No, it's water leaking through the roof of the pathetically flimsy Aue-Pavillon.
Simryn Gill's "Throwback - Remade internal systems from a model 1313 Tata truck, circa 1985"
Maria Bartuszova


最後の会場の Schlachthof はまた中心部から離れているので、3日目にとっておいた。しかし、そこへ行ったら実は入場が無料でDocumenta の切符が要らないことがわかった。というわけで、1日分の切符が無駄だった。しょうがないね。

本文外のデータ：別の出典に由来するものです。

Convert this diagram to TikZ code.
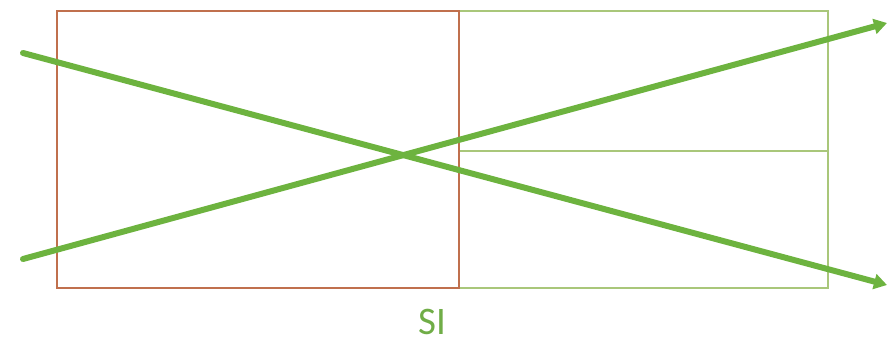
\documentclass[tikz,border=0pt]{standalone}
\usepackage{fontspec}
\setmainfont{Carlito}
\usepackage{tikz}
\usetikzlibrary{positioning, arrows.meta}

\definecolor{boxred}{HTML}{C0704D}
\definecolor{boxgreen}{HTML}{A9C77A}
\definecolor{arrgreen}{HTML}{6DB33F}
\definecolor{lblgreen}{HTML}{70AD47}

\begin{document}
\begin{tikzpicture}[x=1pt, y=-1pt,
  redbox/.style={draw=boxred, line width=1.6pt},
  greenbox/.style={draw=boxgreen, line width=1.6pt},
  arr/.style={arrgreen, line width=6pt, line cap=round, -{Triangle[length=13pt, width=15pt]}},
  lbl/.style={text=lblgreen, font=\fontsize{39}{40}\selectfont, inner sep=0pt}]
\useasboundingbox (0,0) rectangle (887,344);
\coordinate (tl) at (57,11);
\coordinate (tm) at (459,11);
\coordinate (tr) at (828,11);
\coordinate (bl) at (57,288);
\coordinate (bm) at (459,288);
\coordinate (br) at (828,288);
\coordinate (ml) at (459,151);
\coordinate (mr) at (828,151);
\draw[greenbox] (tm) rectangle (br);
\draw[greenbox] (ml) -- (mr);
\draw[redbox] (tl) rectangle (bm);
% the two crossing arrows
\coordinate (s1) at (23,53);
\coordinate (e1) at (887,285);
\coordinate (s2) at (23,259);
\coordinate (e2) at (887,23);
\draw[arr] (s1) -- (e1);
\draw[arr] (s2) -- (e2);
\node[lbl] (si) at (432,322) {SI};
\end{tikzpicture}
\end{document}
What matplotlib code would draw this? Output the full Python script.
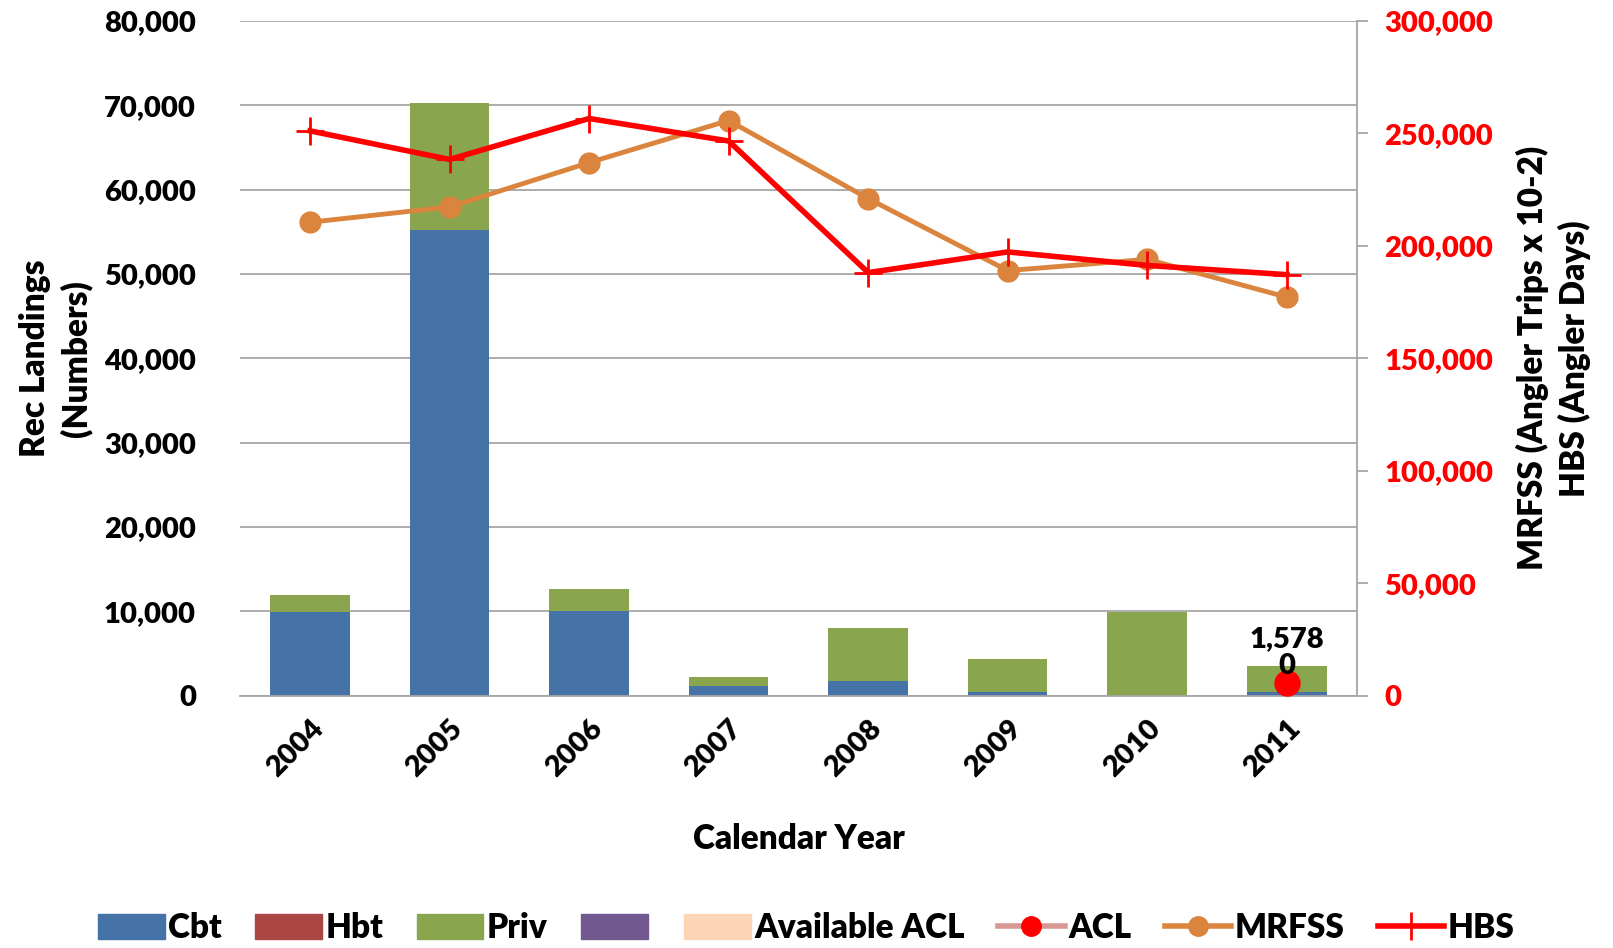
import matplotlib.pyplot as plt
import matplotlib.ticker as mticker
from matplotlib.lines import Line2D
from matplotlib.patches import Patch
import numpy as np

plt.rcParams['font.family'] = ['Lato', 'DejaVu Sans']
plt.rcParams['font.weight'] = 'heavy'

# Data
years = ['2004', '2005', '2006', '2007', '2008', '2009', '2010', '2011']
cbt = [9900, 55200, 10000, 1200, 1700, 500, 0, 500]
hbt = [0, 0, 0, 0, 0, 0, 0, 0]
priv = [2100, 15100, 2700, 1000, 6300, 3900, 9900, 3030]
acl_value = 1578
available_acl = 0
mrfss = [210500, 217300, 237000, 255700, 221000, 189000, 194000, 177200]
hbs = [251100, 238400, 256600, 246600, 188100, 197300, 191300, 187200]

c_cbt = '#4572A7'
c_hbt = '#AA4643'
c_priv = '#89A54E'
c_purple = '#71588F'
c_avail = '#FCD5B5'
c_mrfss = '#DB843D'
c_hbs = '#FF0000'
c_grid = '#A6A6A6'

W = 'heavy'
fig = plt.figure(figsize=(16.13, 9.48), dpi=100)
ax = fig.add_axes([0.149, 0.266, 0.692, 0.712])
ax2 = ax.twinx()

x = np.arange(len(years))
w = 0.57
ax.bar(x, cbt, w, color=c_cbt, zorder=2)
ax.bar(x, hbt, w, bottom=cbt, color=c_hbt, zorder=2)
ax.bar(x, priv, w, bottom=np.array(cbt) + np.array(hbt), color=c_priv, zorder=2)

ax.set_ylim(0, 80000)
ax.set_xlim(-0.5, len(years) - 0.5)
ax.yaxis.set_major_locator(mticker.MultipleLocator(10000))
ax.yaxis.set_major_formatter(mticker.StrMethodFormatter('{x:,.0f}'))
ax.grid(axis='y', color=c_grid, linewidth=1.3, zorder=0)
ax.set_axisbelow(True)
ax.set_xticks(x)
ax.set_xticklabels(years, rotation=45, ha='right', rotation_mode='anchor', fontsize=21, fontweight=W)
for lbl in ax.get_xticklabels():
    lbl.set_x(lbl.get_position()[0])
ax.tick_params(axis='y', labelsize=21, length=0, pad=32)
ax.tick_params(axis='x', length=0, pad=14)
for s in ['top', 'right', 'left']:
    ax.spines[s].set_visible(False)
ax.spines['bottom'].set_color(c_grid)
ax.spines['bottom'].set_linewidth(1.3)
ax.set_ylabel('Rec Landings\n(Numbers)', fontsize=24, fontweight=W, labelpad=8, linespacing=1.35)
ax.set_xlabel('Calendar Year', fontsize=24, fontweight=W, labelpad=30)

ax2.plot(x, mrfss, '-o', color=c_mrfss, linewidth=3.5, markersize=15, zorder=4)
ax2.plot(x, hbs, '-+', color=c_hbs, linewidth=4, markersize=20, markeredgewidth=2, zorder=4)

# ACL point and labels on 2011 (left-axis units, drawn on top)
ax2.plot(x[-1], acl_value, 'o', color='#FF0000', markersize=18, zorder=6, transform=ax.transData)
ax2.text(x[-1], acl_value + 3600, f'{acl_value:,}', ha='center', va='bottom', fontsize=21,
         fontweight=W, zorder=7, transform=ax.transData)
ax2.text(x[-1], acl_value + 400, f'{available_acl}', ha='center', va='bottom', fontsize=21,
         fontweight=W, zorder=7, transform=ax.transData)

ax2.set_ylim(0, 300000)
ax2.yaxis.set_major_locator(mticker.MultipleLocator(50000))
ax2.yaxis.set_major_formatter(mticker.StrMethodFormatter('{x:,.0f}'))
ax2.tick_params(axis='y', labelsize=21, colors=c_grid, labelcolor='#FF0000', length=8, width=1.3,
                direction='out', pad=12)
for s in ['top', 'left', 'bottom']:
    ax2.spines[s].set_visible(False)
ax2.spines['right'].set_color(c_grid)
ax2.spines['right'].set_linewidth(1.3)
ax2.set_ylabel('MRFSS (Angler Trips x 10-2)\nHBS (Angler Days)', fontsize=24, fontweight=W,
               labelpad=16, linespacing=1.35)

handles = [
    Patch(color=c_cbt), Patch(color=c_hbt), Patch(color=c_priv), Patch(color=c_purple),
    Patch(color=c_avail),
    Line2D([], [], color='#D99694', linewidth=4, marker='o', markersize=14, markerfacecolor='#FF0000', markeredgecolor='#FF0000'),
    Line2D([], [], color=c_mrfss, linewidth=4, marker='o', markersize=14),
    Line2D([], [], color=c_hbs, linewidth=4, marker='+', markersize=20, markeredgewidth=2),
]
labels = ['Cbt', 'Hbt', 'Priv', '', 'Available ACL', 'ACL', 'MRFSS', 'HBS']
fig.legend(handles, labels, loc='center', bbox_to_anchor=(0.50, 0.021), ncol=8, frameon=False,
           handlelength=2.0, handleheight=0.8, handletextpad=0.1, columnspacing=1.0,
           prop={'weight': W, 'size': 24})

fig.savefig('out.png', dpi=100)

そこの作品は二つのビデオしかなかったが、両方とも良かったから見逃してはいけない。ボンデージのビデオの Hito Steyerl のもう一つの、全然違う話題のビデオはまあまあだったが、地味な地価室で上映されたポーランド人の Artur Zmijewski の「論争ごっこ」の1時間のビデオは案外面白くて、Documenta 全体の一つのハイライトだった。



結論としては、発見はいっぱいあるから退屈は全然しないが、全体としては企画は失敗でしょうね。日本からわざわざ行く価値はないだろうが、北ヨーロッパに別の用もあれば行ってもいいんじゃないかと思う(9月23日までだ)。ただ「退屈しない」というのは
あくまでも閉場の夜8時まで。そのあとのKassel はなんの魅力もない、非常につまらないところだ。5年前の Documenta へ行ったときは天気がすばらしくて、公園のオープンカフェに座ってビールを飲みながら夕日を見るのが最高だったけど、今回のように雨が降ったらすることがまったくないし、おいしそうなレストランの気配もない。そのへんに関しては関係者にもう少し工夫してほしいな。